All photos by Corey Sandler, 2018. All rights reserved.

Altun Ha, first built about 900 B.C.E.
Altun Ha, near Belize City
The ruins of the ceremonial site were only rediscovered in the 1960s
Altun Ha near Belize City. There are hundreds, if not thousands, of cities and ceremonial sites of the Mayans and other ancient peoples in Central America and most are still covered by earth and hidden within forest. Archaeologists say they are probably safer that way, since there is not enough money to protect and preserve them all once they are uncovered.

THURSDAY, JANUARY 11, 2018: Carambola Gardens at Coxen Hole on Roatan Island, Honduras

All photos by Corey Sandler, 2018. All rights reserved.

Emerging from the shadows of the forest
A tiny hummingbird flits into view

To send me an email,  click here: www.coreysandler.com/contact-me/

SATURDAY, JANUARY 13, 2018: Along the Tortuguero near Puerto Limón, Costa Rica

All photos by Corey Sandler, 2018. All rights reserved.

A two-toed sloth, just hanging around
A common basilisk hidden in the green forest. The creature is better known as the Jesus Christ Lizard because of its ability to run across water when necessary
Shadows in the water
A blue heron observed us from the shore

All photos by Corey Sandler, 2018. All rights reserved. All contents copyright Corey Sandler and Word Association; this website is not produced or endorsed by Viking Cruises.

SUNDAY, JANUARY 15, 2018: Colón to Panama City on the Panama Canal Railway

We arrived early this morning at Colón, Panama on the Atlantic Ocean and spent the afternoon in Panama City on the Pacific. Although I have made the transit of the isthmus more times than I can remember, this was the first time I did so by rail.

The Panama Canal Railway was begun in 1850 and completed in 1855 as the first mass transit across the isthmus of Panama, replacing the very difficult trails through the jungle.
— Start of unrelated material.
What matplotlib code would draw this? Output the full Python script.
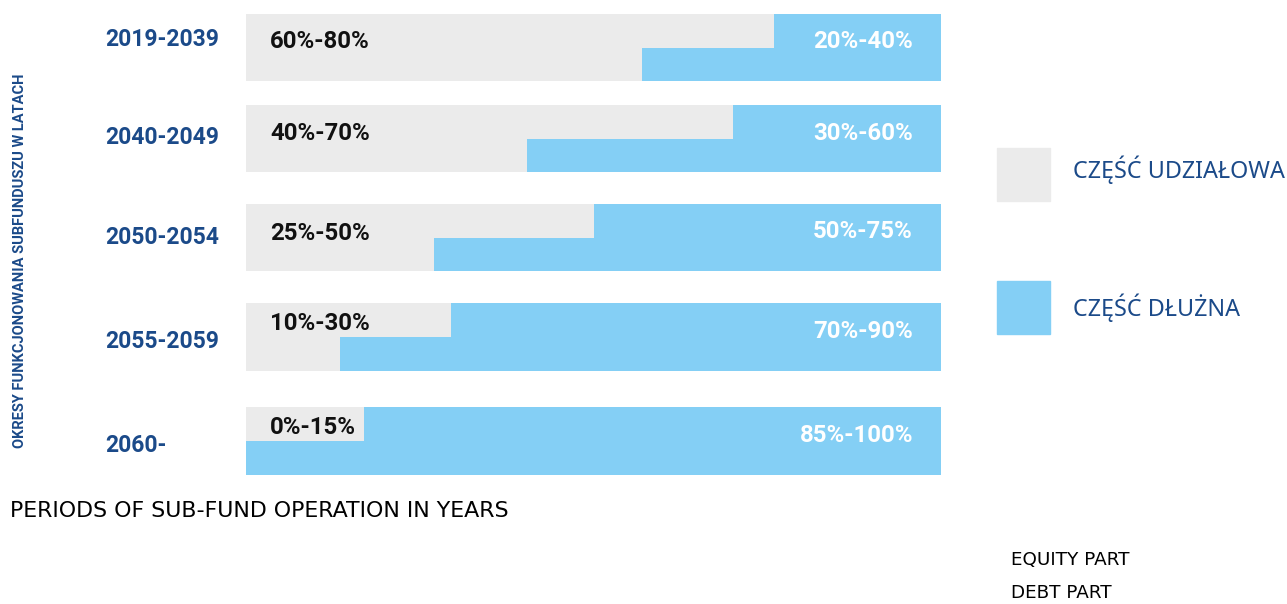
import matplotlib.pyplot as plt

# okresy i zakresy udziałów (w %)
okresy = ['2019-2039', '2040-2049', '2050-2054', '2055-2059', '2060-']
udzial_akcji = ['60%-80%', '40%-70%', '25%-50%', '10%-30%', '0%-15%']
udzial_dlugu = ['20%-40%', '30%-60%', '50%-75%', '70%-90%', '85%-100%']
dlug_min = [24, 30, 50, 70.5, 83]
dlug_max = [43, 59.5, 73, 86.5, 100]

szary = '#ebebeb'
niebieski = '#84cff5'
granat = '#1b4a89'

W, H = 1287, 604
fig = plt.figure(figsize=(W / 100, H / 100), dpi=100)

# os z paskami
ax = fig.add_axes([246 / W, 0, 695 / W, 1])
ax.set_xlim(0, 100)
ax.set_ylim(H, 0)
ax.axis('off')

# warstwa na teksty w pikselach (nad paskami)
tlo = fig.add_axes([0, 0, 1, 1])
tlo.set_xlim(0, W)
tlo.set_ylim(H, 0)
tlo.axis('off')
tlo.set_zorder(3)

wiersze = [47.5, 138.5, 237.5, 337, 441]
h = 67.5
y_akcje = [42, 133, 233, 324, 428]
y_dlug = [42, 133, 232, 332, 436]
y_okres = [40, 138, 238, 342, 445]

for i in range(len(okresy)):
    y = wiersze[i]
    ax.barh(y, 100, height=h, left=0, color=szary)
    ax.barh(y - h / 4, dlug_min[i], height=h / 2, left=100 - dlug_min[i], color=niebieski)
    ax.barh(y + h / 4, dlug_max[i], height=h / 2, left=100 - dlug_max[i], color=niebieski)
    tlo.text(270, y_akcje[i], udzial_akcji[i], ha='left', va='center',
             family='Roboto', weight='bold', fontsize=17.3, color='#111111')
    tlo.text(913, y_dlug[i], udzial_dlugu[i], ha='right', va='center',
             family='Roboto', weight='bold', fontsize=17.3, color='white')
    tlo.text(105, y_okres[i], okresy[i], ha='left', va='center',
             family='Roboto', weight='bold', fontsize=16.5, color=granat)

tlo.text(20, 261, 'OKRESY FUNKCJONOWANIA SUBFUNDUSZU W LATACH', rotation=90,
         ha='center', va='center', family='Roboto', weight='bold', fontsize=10.5, color=granat)

# legenda
tlo.add_patch(plt.Rectangle((997, 148), 53, 53, color=szary))
tlo.add_patch(plt.Rectangle((997, 281), 53, 53, color=niebieski))
tlo.text(1073, 170, 'CZĘŚĆ UDZIAŁOWA', ha='left', va='center',
         family='Noto Sans', fontsize=16.8, color=granat)
tlo.text(1073, 308, 'CZĘŚĆ DŁUŻNA', ha='left', va='center',
         family='Noto Sans', fontsize=16.8, color=granat)

tlo.text(10, 511, 'PERIODS OF SUB-FUND OPERATION IN YEARS', ha='left', va='center',
         family='DejaVu Sans', fontsize=15.9, color='black')
tlo.text(1011, 560, 'EQUITY PART', ha='left', va='center',
         family='DejaVu Sans', fontsize=13.2, color='black')
tlo.text(1011, 593, 'DEBT PART', ha='left', va='center',
         family='DejaVu Sans', fontsize=13.2, color='black')

fig.savefig('out.png', dpi=100)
And then the railway became an essential part of the construction of the Panama Canal itself, when work was begun first by the French in 1881 and then redone and completed by the Americans in 1914

The American effort required the rebuilding and relocating of some of the track because the American design was based on damming the Chagres River and creating a manmade lake as the means of transit between the seas. The track today includes some of its 1850 route and some of the 1914 relocated path which parallels the Panama  Canal.

Today the railway serves mostly as a “dry canal”, carrying freight from the Atlantic to the Pacific in containers mounted on flatbed train cars, but it also runs a few passenger trips for tourists each day.

A modern diesel-electric locomotive powers the Panama Canal Railway today on a 48-mile crossing from the Atlantic to the Pacific
Containers and flatbed railcars, part of the “dry canal”
The railway track parallels the canal, here crossing on a trestle over the Chagres River which is the source of the water for Gatun Lake and the engine for the operation of the locks
At Gamboa, near the midway point of the canal, stands “Titan”, one of the largest floating cranes in the world. It was built in Nazi Germany in 1941 to service U-boats in Kiel. After the war it was seized by the U.S. as war reparations and brought across the Atlantic and through the Panama Canal to Long Beach, California where it served for nearly 50 years at the shipyard there. (Its local nickname was “Herman the German.”) In 1996 it was moved once again, this time to Gamboa where it is used in the maintenance of the locks of the original canal
An old piece of railroad equipment on a siding near the train terminus at Balboa on the Pacific side
Modern Panama City as seen through a thicket of pleasure boats at the Pacific end of the canal

To send me an email,  click here: www.coreysandler.com/contact-me/

MONDAY, JANUARY 15, 2018: Partial Transit of the Panama Canal

We arrived early this morning at the Gatun Locks of the Panama Canal and then rose up three locks to Gatun Lake, which today was at its maximum level of 86.7 feet above sea level.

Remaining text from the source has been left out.